» **Short task**: Leave out the pictures and print only the lines from the one with "Give me the D3.js source for this chart." through the one with "27], [55, 10]];", exactly as they are.
**** Data for processing
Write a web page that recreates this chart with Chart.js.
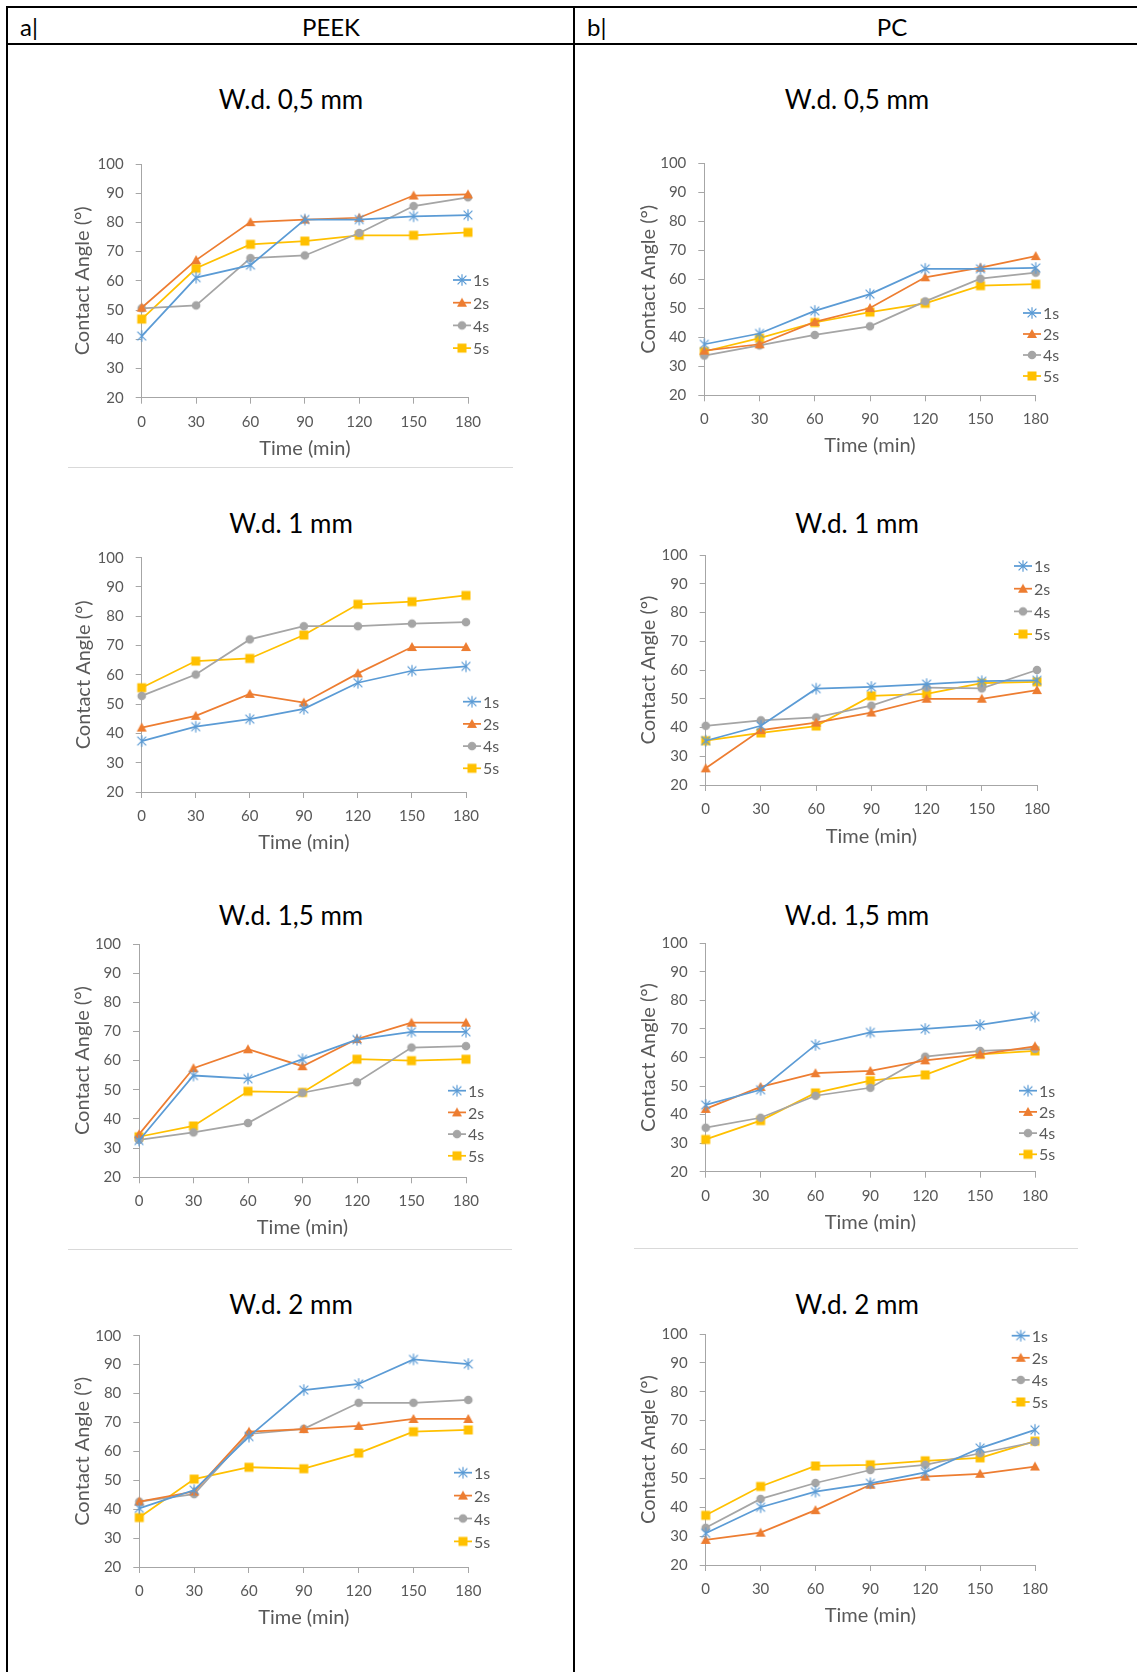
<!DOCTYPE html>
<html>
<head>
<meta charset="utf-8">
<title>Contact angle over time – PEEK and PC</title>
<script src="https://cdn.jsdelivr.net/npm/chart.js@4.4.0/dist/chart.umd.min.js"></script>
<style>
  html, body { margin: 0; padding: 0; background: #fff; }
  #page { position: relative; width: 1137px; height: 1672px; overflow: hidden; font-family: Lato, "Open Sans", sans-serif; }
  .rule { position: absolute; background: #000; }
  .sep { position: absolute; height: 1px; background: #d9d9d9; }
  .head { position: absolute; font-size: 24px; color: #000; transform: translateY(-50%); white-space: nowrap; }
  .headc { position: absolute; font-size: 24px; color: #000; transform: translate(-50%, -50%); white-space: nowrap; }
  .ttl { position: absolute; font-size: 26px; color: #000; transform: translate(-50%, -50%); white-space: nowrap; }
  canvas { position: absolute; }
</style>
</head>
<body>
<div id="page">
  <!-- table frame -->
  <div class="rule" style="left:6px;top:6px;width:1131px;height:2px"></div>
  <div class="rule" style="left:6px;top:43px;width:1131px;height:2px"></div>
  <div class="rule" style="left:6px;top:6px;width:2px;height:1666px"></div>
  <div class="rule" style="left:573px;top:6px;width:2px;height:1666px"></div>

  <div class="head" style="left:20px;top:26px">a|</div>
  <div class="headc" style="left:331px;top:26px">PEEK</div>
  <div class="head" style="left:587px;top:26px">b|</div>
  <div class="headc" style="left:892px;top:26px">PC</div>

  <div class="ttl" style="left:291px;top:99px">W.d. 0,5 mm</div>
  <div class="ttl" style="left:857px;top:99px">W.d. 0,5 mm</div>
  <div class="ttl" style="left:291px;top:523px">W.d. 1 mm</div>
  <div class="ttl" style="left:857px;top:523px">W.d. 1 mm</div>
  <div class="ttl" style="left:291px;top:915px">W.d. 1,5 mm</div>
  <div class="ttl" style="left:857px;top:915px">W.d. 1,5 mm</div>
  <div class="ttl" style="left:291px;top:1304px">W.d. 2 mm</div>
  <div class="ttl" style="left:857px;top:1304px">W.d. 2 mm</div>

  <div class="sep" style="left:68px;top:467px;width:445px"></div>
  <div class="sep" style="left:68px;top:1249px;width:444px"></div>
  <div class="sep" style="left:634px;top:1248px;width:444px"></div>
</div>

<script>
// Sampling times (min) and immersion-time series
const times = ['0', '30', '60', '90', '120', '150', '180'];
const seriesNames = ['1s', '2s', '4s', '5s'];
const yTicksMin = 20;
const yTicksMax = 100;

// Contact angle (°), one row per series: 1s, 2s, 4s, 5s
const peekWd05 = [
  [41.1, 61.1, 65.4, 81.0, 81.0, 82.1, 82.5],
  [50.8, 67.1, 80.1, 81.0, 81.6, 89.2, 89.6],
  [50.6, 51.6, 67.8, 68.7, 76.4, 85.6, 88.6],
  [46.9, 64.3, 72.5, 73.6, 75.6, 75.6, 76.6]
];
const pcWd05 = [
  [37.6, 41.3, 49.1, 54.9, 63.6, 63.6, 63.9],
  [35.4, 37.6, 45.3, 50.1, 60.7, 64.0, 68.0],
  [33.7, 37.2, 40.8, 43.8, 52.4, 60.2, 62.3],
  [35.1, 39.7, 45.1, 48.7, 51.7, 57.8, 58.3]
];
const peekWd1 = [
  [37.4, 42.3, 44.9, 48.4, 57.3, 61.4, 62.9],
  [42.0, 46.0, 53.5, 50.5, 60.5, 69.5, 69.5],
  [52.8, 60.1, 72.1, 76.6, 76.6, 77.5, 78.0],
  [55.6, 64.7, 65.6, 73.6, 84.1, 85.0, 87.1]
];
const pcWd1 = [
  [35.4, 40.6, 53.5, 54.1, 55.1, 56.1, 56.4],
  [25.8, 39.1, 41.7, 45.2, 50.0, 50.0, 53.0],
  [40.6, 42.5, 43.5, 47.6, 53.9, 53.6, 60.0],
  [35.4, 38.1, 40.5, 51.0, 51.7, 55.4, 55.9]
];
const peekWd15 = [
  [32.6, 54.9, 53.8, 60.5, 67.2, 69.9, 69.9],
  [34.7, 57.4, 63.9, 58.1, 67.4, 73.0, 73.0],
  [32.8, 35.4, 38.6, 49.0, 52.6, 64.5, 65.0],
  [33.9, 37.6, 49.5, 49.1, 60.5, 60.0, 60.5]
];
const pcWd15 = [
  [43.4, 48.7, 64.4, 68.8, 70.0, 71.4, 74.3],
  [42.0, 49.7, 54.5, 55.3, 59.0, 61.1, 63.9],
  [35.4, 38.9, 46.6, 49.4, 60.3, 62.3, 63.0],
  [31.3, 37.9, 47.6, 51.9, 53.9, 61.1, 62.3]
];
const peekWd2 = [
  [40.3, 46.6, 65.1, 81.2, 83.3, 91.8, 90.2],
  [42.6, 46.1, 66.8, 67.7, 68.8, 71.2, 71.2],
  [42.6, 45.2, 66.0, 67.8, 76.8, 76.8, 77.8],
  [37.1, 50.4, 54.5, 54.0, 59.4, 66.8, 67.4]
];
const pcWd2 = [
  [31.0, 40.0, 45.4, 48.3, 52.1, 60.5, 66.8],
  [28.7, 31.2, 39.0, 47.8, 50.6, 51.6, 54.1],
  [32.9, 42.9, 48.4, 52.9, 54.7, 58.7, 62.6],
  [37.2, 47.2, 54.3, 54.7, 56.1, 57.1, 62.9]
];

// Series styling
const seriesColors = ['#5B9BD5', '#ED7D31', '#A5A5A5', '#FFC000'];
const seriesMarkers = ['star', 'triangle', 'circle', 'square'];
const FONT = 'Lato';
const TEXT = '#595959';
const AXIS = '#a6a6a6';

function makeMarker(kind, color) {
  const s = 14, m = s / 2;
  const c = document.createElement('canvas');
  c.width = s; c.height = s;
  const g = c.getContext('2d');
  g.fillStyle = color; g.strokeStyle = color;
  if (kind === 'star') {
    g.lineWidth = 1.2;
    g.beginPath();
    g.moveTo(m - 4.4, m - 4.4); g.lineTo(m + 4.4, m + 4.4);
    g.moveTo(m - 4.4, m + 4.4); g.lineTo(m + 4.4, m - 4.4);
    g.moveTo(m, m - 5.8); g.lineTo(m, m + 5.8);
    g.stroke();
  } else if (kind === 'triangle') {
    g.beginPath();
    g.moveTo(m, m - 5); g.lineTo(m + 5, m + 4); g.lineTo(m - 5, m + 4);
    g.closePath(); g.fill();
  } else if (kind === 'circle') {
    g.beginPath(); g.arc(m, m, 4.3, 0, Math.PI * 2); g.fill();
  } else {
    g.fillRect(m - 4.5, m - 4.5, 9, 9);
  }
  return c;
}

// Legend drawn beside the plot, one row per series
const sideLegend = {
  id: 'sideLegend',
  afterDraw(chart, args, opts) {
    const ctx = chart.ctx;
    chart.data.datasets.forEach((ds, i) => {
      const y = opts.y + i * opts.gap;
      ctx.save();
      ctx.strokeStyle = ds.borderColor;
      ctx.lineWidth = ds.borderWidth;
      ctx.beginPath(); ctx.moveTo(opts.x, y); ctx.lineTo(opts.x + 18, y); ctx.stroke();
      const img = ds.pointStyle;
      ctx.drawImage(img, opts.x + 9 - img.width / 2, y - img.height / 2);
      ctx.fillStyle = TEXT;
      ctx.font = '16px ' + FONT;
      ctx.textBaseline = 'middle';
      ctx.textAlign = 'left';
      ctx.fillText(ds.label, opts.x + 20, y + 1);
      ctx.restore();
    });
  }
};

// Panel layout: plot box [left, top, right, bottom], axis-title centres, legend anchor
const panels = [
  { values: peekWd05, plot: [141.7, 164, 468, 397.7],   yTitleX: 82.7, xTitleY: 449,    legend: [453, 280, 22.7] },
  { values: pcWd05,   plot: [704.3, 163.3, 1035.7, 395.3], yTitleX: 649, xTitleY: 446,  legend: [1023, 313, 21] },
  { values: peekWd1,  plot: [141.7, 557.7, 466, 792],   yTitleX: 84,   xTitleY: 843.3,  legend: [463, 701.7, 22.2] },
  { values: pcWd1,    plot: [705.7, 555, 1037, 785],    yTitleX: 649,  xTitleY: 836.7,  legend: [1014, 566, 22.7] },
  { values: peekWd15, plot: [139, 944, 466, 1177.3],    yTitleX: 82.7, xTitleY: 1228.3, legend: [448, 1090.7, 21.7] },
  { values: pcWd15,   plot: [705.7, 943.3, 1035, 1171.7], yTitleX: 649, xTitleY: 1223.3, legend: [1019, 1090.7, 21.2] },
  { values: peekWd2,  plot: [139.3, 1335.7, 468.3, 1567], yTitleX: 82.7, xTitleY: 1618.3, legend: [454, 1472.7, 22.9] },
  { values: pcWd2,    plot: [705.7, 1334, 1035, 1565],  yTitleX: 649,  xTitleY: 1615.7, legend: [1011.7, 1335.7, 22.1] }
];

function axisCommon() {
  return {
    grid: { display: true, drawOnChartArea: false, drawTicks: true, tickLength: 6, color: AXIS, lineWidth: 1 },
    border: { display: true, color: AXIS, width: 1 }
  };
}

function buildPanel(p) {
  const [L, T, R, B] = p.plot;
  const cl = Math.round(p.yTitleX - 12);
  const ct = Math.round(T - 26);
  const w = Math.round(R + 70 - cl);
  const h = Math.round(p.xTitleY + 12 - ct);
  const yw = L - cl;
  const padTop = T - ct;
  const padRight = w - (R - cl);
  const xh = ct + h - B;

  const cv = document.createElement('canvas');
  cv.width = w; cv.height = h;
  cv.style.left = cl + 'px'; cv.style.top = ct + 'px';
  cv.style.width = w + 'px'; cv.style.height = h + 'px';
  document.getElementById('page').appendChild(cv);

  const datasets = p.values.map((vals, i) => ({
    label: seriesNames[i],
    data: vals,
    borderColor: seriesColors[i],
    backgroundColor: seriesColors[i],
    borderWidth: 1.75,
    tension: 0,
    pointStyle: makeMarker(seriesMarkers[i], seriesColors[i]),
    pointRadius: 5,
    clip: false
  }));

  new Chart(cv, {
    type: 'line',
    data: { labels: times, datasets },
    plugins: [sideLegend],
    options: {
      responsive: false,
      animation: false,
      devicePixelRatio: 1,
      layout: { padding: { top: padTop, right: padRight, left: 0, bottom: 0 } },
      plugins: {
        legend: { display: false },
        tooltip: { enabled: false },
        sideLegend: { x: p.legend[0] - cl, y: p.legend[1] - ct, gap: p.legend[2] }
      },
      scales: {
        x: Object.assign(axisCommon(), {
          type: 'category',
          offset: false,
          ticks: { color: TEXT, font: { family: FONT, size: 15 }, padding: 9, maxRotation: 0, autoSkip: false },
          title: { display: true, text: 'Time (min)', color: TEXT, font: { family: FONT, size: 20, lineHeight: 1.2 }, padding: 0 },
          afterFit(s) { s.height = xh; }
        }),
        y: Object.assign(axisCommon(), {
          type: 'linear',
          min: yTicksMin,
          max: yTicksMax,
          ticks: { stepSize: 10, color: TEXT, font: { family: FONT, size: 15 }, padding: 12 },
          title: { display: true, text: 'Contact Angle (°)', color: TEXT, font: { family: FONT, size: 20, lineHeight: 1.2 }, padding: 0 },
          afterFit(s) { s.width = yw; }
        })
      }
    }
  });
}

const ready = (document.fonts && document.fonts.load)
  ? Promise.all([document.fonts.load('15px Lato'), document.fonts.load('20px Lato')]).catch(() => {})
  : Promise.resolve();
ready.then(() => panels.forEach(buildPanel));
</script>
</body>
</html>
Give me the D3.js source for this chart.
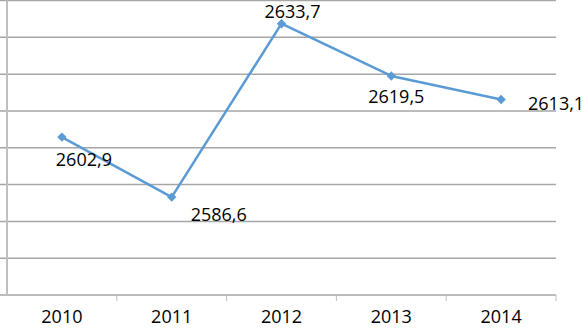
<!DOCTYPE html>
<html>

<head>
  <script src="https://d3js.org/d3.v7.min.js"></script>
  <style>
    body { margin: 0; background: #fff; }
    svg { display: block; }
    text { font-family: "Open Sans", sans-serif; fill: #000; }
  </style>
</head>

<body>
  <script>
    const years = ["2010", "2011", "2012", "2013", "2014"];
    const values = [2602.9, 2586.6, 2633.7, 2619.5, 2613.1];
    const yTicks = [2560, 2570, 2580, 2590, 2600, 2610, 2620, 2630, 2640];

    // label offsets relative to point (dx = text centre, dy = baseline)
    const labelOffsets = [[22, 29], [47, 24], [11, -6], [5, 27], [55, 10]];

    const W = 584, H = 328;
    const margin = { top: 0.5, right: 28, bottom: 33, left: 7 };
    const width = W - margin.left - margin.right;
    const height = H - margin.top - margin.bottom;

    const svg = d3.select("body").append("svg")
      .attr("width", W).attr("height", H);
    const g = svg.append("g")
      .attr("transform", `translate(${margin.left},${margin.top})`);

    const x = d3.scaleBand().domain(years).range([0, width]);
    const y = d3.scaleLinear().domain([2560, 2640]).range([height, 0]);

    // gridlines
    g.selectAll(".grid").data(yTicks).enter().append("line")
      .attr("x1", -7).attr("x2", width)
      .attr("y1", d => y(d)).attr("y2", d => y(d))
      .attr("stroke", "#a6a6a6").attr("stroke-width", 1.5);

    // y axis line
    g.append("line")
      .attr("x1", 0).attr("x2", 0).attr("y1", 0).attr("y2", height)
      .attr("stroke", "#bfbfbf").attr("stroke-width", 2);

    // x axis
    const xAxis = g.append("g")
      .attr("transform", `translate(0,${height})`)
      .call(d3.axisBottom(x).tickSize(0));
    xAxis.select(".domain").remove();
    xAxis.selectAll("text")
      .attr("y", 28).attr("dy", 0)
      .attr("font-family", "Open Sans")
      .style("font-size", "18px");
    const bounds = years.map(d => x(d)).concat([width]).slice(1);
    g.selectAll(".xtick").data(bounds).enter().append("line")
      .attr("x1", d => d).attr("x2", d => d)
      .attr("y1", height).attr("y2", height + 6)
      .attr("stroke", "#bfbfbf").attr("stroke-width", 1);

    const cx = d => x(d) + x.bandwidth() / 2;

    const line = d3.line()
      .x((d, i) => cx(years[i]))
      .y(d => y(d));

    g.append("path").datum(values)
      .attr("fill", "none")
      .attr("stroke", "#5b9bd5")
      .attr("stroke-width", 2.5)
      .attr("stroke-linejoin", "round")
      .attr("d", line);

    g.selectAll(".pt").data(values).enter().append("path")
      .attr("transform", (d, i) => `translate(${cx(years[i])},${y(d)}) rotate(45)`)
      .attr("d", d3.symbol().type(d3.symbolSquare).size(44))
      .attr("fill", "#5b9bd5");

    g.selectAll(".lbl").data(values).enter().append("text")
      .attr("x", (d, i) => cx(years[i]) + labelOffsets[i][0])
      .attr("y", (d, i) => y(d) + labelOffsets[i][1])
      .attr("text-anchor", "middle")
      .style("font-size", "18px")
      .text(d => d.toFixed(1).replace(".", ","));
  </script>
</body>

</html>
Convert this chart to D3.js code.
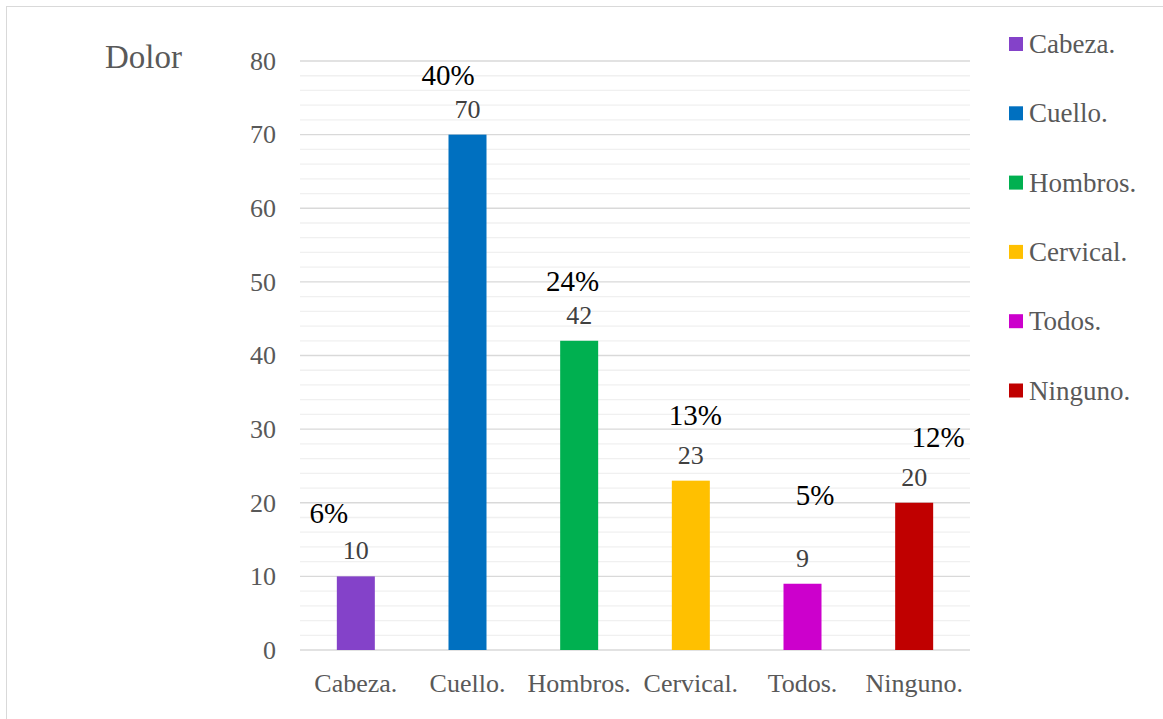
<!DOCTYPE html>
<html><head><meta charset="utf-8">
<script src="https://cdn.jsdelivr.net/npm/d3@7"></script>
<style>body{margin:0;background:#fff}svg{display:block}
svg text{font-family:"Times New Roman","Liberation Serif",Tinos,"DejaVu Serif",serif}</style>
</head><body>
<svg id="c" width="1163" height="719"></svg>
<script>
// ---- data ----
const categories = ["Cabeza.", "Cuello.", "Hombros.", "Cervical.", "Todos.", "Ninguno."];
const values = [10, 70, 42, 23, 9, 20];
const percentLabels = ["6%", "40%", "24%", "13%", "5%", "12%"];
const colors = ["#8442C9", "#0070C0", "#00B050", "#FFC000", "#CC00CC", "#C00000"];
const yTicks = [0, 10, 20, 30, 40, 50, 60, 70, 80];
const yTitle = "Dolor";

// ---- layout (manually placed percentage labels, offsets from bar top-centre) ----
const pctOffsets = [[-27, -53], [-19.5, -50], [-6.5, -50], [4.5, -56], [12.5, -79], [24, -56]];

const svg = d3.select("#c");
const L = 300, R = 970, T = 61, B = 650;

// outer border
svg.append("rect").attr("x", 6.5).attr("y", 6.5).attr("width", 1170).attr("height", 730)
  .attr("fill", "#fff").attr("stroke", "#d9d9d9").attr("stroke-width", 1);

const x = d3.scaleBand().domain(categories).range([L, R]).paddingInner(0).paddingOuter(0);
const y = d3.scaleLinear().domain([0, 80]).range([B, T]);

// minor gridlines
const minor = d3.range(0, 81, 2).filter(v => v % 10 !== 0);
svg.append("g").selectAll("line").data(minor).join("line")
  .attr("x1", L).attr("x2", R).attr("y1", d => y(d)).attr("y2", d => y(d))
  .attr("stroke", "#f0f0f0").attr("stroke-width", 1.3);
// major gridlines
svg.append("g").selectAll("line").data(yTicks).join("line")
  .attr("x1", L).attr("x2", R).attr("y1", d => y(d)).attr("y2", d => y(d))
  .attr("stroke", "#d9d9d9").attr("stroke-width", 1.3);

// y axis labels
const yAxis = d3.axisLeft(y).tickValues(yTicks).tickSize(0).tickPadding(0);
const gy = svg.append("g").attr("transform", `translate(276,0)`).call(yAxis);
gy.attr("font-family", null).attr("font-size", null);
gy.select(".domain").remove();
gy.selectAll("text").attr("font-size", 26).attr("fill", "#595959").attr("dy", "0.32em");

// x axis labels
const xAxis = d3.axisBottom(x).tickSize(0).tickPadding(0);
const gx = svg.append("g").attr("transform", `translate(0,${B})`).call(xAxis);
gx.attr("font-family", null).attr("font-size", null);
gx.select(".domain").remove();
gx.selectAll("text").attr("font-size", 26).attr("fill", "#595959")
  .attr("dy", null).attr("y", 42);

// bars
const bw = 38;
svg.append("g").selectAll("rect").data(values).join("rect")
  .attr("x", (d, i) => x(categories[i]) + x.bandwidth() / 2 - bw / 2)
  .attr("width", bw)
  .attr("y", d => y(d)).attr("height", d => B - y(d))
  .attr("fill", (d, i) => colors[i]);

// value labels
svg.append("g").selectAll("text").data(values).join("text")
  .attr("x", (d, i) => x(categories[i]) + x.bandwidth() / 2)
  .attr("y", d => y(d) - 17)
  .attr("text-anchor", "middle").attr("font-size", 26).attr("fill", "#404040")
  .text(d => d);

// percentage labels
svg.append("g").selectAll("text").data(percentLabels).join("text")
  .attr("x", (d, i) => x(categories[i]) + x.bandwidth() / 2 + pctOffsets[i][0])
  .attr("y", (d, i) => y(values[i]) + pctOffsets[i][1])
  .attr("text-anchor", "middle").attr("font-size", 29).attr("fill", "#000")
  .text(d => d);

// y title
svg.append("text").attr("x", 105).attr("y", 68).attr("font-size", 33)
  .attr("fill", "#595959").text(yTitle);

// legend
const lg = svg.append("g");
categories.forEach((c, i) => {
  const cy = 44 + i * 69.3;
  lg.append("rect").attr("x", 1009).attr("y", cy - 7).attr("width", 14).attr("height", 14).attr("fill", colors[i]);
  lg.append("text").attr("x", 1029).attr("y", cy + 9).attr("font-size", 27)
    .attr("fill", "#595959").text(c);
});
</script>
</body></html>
********
» **Written answer**:
Give me the D3.js source for this chart.
<!DOCTYPE html>
<html>

<head>
  <script src="https://d3js.org/d3.v7.min.js"></script>
  <style>
    body { margin: 0; background: #fff; }
    svg { display: block; }
    text { font-family: "Open Sans", sans-serif; fill: #000; }
  </style>
</head>

<body>
  <script>
    const years = ["2010", "2011", "2012", "2013", "2014"];
    const values = [2602.9, 2586.6, 2633.7, 2619.5, 2613.1];
    const yTicks = [2560, 2570, 2580, 2590, 2600, 2610, 2620, 2630, 2640];

    // label offsets relative to point (dx = text centre, dy = baseline)
    const labelOffsets = [[22, 29], [47, 24], [11, -6], [5, 27], [55, 10]];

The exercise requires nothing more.